Provided material:
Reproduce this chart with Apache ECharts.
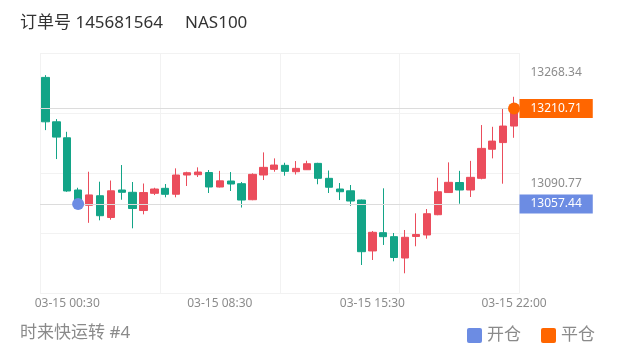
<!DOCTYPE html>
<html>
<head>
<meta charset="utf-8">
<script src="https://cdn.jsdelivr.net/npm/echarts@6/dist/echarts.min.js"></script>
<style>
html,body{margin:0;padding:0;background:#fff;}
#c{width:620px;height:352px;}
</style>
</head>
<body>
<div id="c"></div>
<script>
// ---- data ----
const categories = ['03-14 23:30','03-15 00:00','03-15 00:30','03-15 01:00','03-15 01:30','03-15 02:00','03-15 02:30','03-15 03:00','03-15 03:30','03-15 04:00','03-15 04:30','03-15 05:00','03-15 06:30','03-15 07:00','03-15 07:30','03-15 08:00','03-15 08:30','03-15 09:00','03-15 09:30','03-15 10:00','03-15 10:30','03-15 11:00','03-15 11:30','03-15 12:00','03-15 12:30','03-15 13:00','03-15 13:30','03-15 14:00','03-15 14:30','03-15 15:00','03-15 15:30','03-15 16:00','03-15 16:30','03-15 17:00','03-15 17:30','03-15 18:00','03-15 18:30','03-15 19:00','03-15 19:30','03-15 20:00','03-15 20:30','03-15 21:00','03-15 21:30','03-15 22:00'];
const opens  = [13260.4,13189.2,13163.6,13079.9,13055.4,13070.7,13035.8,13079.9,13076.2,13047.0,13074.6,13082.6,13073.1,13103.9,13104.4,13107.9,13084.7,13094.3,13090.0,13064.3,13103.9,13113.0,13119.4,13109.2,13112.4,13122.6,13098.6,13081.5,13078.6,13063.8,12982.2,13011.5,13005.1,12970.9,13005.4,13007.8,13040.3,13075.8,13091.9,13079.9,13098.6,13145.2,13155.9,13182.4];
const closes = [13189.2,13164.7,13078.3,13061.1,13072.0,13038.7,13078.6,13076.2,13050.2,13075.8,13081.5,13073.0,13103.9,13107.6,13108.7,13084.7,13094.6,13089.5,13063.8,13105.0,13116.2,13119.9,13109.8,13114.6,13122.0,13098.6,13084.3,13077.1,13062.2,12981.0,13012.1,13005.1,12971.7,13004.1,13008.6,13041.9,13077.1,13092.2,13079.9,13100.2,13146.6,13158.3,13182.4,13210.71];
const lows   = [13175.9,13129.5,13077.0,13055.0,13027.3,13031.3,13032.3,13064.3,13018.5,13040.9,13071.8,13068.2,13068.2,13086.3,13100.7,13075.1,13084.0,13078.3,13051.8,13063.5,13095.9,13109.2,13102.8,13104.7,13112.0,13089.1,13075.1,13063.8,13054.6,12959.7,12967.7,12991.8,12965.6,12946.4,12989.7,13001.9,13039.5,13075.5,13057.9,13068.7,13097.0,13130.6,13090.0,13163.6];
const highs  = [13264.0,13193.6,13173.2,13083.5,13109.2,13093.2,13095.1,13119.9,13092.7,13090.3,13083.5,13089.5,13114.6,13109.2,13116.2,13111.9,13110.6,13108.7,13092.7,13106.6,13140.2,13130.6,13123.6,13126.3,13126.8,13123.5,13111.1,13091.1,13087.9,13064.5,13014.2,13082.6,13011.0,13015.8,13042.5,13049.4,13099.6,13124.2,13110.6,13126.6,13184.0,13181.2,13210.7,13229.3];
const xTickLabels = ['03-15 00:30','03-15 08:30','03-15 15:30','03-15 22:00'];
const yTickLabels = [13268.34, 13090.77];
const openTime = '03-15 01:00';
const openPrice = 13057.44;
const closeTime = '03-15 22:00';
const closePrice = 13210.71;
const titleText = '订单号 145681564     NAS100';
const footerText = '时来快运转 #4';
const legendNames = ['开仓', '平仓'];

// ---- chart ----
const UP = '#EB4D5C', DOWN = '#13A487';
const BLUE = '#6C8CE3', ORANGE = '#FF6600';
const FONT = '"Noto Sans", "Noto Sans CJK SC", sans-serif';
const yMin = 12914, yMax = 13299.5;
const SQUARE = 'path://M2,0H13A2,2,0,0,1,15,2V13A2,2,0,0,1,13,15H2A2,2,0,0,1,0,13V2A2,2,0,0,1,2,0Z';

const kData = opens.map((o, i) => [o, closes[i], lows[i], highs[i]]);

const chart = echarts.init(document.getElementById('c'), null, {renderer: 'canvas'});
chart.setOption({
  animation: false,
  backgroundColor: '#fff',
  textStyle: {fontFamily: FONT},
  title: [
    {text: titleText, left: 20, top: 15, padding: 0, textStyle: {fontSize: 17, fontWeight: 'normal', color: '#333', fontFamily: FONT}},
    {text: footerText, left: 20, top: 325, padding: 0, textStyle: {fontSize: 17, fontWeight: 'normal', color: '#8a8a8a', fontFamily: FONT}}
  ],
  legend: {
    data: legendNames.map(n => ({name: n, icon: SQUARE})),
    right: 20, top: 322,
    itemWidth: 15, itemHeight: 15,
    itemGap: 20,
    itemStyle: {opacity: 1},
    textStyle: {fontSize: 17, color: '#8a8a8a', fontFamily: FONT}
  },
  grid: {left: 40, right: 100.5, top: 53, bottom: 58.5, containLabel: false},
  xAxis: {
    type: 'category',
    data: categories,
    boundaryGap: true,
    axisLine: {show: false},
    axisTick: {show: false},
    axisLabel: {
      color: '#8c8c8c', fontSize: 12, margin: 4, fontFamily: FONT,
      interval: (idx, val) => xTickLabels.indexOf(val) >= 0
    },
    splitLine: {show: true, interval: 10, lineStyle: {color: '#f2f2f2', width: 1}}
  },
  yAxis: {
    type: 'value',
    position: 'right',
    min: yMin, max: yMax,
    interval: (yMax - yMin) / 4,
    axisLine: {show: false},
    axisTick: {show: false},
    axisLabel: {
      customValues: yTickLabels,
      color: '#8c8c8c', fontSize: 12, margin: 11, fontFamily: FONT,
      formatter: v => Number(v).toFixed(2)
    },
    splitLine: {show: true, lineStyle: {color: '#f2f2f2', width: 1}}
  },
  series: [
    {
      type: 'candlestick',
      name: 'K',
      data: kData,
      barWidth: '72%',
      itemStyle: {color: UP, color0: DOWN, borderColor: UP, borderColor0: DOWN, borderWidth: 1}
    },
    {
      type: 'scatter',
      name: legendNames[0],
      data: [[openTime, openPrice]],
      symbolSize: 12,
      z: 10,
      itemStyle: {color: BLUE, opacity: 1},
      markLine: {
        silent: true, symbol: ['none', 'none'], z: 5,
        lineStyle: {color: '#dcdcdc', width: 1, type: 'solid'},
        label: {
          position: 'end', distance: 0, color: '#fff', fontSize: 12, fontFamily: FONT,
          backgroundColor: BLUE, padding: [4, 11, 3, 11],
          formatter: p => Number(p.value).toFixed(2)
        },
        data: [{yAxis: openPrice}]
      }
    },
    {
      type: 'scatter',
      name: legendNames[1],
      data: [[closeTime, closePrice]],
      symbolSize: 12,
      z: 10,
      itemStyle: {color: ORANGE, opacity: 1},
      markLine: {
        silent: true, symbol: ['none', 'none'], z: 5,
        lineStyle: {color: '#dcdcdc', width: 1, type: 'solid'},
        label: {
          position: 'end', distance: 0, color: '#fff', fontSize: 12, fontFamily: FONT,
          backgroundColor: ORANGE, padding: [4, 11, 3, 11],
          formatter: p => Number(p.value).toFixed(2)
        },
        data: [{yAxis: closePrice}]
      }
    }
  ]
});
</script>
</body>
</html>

Instructions to follow: Every line above should be returned exactly; the pictures stay out.

Full solution:
Reproduce this chart with Apache ECharts.
<!DOCTYPE html>
<html>
<head>
<meta charset="utf-8">
<script src="https://cdn.jsdelivr.net/npm/echarts@6/dist/echarts.min.js"></script>
<style>
html,body{margin:0;padding:0;background:#fff;}
#c{width:620px;height:352px;}
</style>
</head>
<body>
<div id="c"></div>
<script>
// ---- data ----
const categories = ['03-14 23:30','03-15 00:00','03-15 00:30','03-15 01:00','03-15 01:30','03-15 02:00','03-15 02:30','03-15 03:00','03-15 03:30','03-15 04:00','03-15 04:30','03-15 05:00','03-15 06:30','03-15 07:00','03-15 07:30','03-15 08:00','03-15 08:30','03-15 09:00','03-15 09:30','03-15 10:00','03-15 10:30','03-15 11:00','03-15 11:30','03-15 12:00','03-15 12:30','03-15 13:00','03-15 13:30','03-15 14:00','03-15 14:30','03-15 15:00','03-15 15:30','03-15 16:00','03-15 16:30','03-15 17:00','03-15 17:30','03-15 18:00','03-15 18:30','03-15 19:00','03-15 19:30','03-15 20:00','03-15 20:30','03-15 21:00','03-15 21:30','03-15 22:00'];
const opens  = [13260.4,13189.2,13163.6,13079.9,13055.4,13070.7,13035.8,13079.9,13076.2,13047.0,13074.6,13082.6,13073.1,13103.9,13104.4,13107.9,13084.7,13094.3,13090.0,13064.3,13103.9,13113.0,13119.4,13109.2,13112.4,13122.6,13098.6,13081.5,13078.6,13063.8,12982.2,13011.5,13005.1,12970.9,13005.4,13007.8,13040.3,13075.8,13091.9,13079.9,13098.6,13145.2,13155.9,13182.4];
const closes = [13189.2,13164.7,13078.3,13061.1,13072.0,13038.7,13078.6,13076.2,13050.2,13075.8,13081.5,13073.0,13103.9,13107.6,13108.7,13084.7,13094.6,13089.5,13063.8,13105.0,13116.2,13119.9,13109.8,13114.6,13122.0,13098.6,13084.3,13077.1,13062.2,12981.0,13012.1,13005.1,12971.7,13004.1,13008.6,13041.9,13077.1,13092.2,13079.9,13100.2,13146.6,13158.3,13182.4,13210.71];
const lows   = [13175.9,13129.5,13077.0,13055.0,13027.3,13031.3,13032.3,13064.3,13018.5,13040.9,13071.8,13068.2,13068.2,13086.3,13100.7,13075.1,13084.0,13078.3,13051.8,13063.5,13095.9,13109.2,13102.8,13104.7,13112.0,13089.1,13075.1,13063.8,13054.6,12959.7,12967.7,12991.8,12965.6,12946.4,12989.7,13001.9,13039.5,13075.5,13057.9,13068.7,13097.0,13130.6,13090.0,13163.6];
const highs  = [13264.0,13193.6,13173.2,13083.5,13109.2,13093.2,13095.1,13119.9,13092.7,13090.3,13083.5,13089.5,13114.6,13109.2,13116.2,13111.9,13110.6,13108.7,13092.7,13106.6,13140.2,13130.6,13123.6,13126.3,13126.8,13123.5,13111.1,13091.1,13087.9,13064.5,13014.2,13082.6,13011.0,13015.8,13042.5,13049.4,13099.6,13124.2,13110.6,13126.6,13184.0,13181.2,13210.7,13229.3];
const xTickLabels = ['03-15 00:30','03-15 08:30','03-15 15:30','03-15 22:00'];
const yTickLabels = [13268.34, 13090.77];
const openTime = '03-15 01:00';
const openPrice = 13057.44;
const closeTime = '03-15 22:00';
const closePrice = 13210.71;
const titleText = '订单号 145681564     NAS100';
const footerText = '时来快运转 #4';
const legendNames = ['开仓', '平仓'];

// ---- chart ----
const UP = '#EB4D5C', DOWN = '#13A487';
const BLUE = '#6C8CE3', ORANGE = '#FF6600';
const FONT = '"Noto Sans", "Noto Sans CJK SC", sans-serif';
const yMin = 12914, yMax = 13299.5;
const SQUARE = 'path://M2,0H13A2,2,0,0,1,15,2V13A2,2,0,0,1,13,15H2A2,2,0,0,1,0,13V2A2,2,0,0,1,2,0Z';

const kData = opens.map((o, i) => [o, closes[i], lows[i], highs[i]]);

const chart = echarts.init(document.getElementById('c'), null, {renderer: 'canvas'});
chart.setOption({
  animation: false,
  backgroundColor: '#fff',
  textStyle: {fontFamily: FONT},
  title: [
    {text: titleText, left: 20, top: 15, padding: 0, textStyle: {fontSize: 17, fontWeight: 'normal', color: '#333', fontFamily: FONT}},
    {text: footerText, left: 20, top: 325, padding: 0, textStyle: {fontSize: 17, fontWeight: 'normal', color: '#8a8a8a', fontFamily: FONT}}
  ],
  legend: {
    data: legendNames.map(n => ({name: n, icon: SQUARE})),
    right: 20, top: 322,
    itemWidth: 15, itemHeight: 15,
    itemGap: 20,
    itemStyle: {opacity: 1},
    textStyle: {fontSize: 17, color: '#8a8a8a', fontFamily: FONT}
  },
  grid: {left: 40, right: 100.5, top: 53, bottom: 58.5, containLabel: false},
  xAxis: {
    type: 'category',
    data: categories,
    boundaryGap: true,
    axisLine: {show: false},
    axisTick: {show: false},
    axisLabel: {
      color: '#8c8c8c', fontSize: 12, margin: 4, fontFamily: FONT,
      interval: (idx, val) => xTickLabels.indexOf(val) >= 0
    },
    splitLine: {show: true, interval: 10, lineStyle: {color: '#f2f2f2', width: 1}}
  },
  yAxis: {
    type: 'value',
    position: 'right',
    min: yMin, max: yMax,
    interval: (yMax - yMin) / 4,
    axisLine: {show: false},
    axisTick: {show: false},
    axisLabel: {
      customValues: yTickLabels,
      color: '#8c8c8c', fontSize: 12, margin: 11, fontFamily: FONT,
      formatter: v => Number(v).toFixed(2)
    },
    splitLine: {show: true, lineStyle: {color: '#f2f2f2', width: 1}}
  },
  series: [
    {
      type: 'candlestick',
      name: 'K',
      data: kData,
      barWidth: '72%',
      itemStyle: {color: UP, color0: DOWN, borderColor: UP, borderColor0: DOWN, borderWidth: 1}
    },
    {
      type: 'scatter',
      name: legendNames[0],
      data: [[openTime, openPrice]],
      symbolSize: 12,
      z: 10,
      itemStyle: {color: BLUE, opacity: 1},
      markLine: {
        silent: true, symbol: ['none', 'none'], z: 5,
        lineStyle: {color: '#dcdcdc', width: 1, type: 'solid'},
        label: {
          position: 'end', distance: 0, color: '#fff', fontSize: 12, fontFamily: FONT,
          backgroundColor: BLUE, padding: [4, 11, 3, 11],
          formatter: p => Number(p.value).toFixed(2)
        },
        data: [{yAxis: openPrice}]
      }
    },
    {
      type: 'scatter',
      name: legendNames[1],
      data: [[closeTime, closePrice]],
      symbolSize: 12,
      z: 10,
      itemStyle: {color: ORANGE, opacity: 1},
      markLine: {
        silent: true, symbol: ['none', 'none'], z: 5,
        lineStyle: {color: '#dcdcdc', width: 1, type: 'solid'},
        label: {
          position: 'end', distance: 0, color: '#fff', fontSize: 12, fontFamily: FONT,
          backgroundColor: ORANGE, padding: [4, 11, 3, 11],
          formatter: p => Number(p.value).toFixed(2)
        },
        data: [{yAxis: closePrice}]
      }
    }
  ]
});
</script>
</body>
</html>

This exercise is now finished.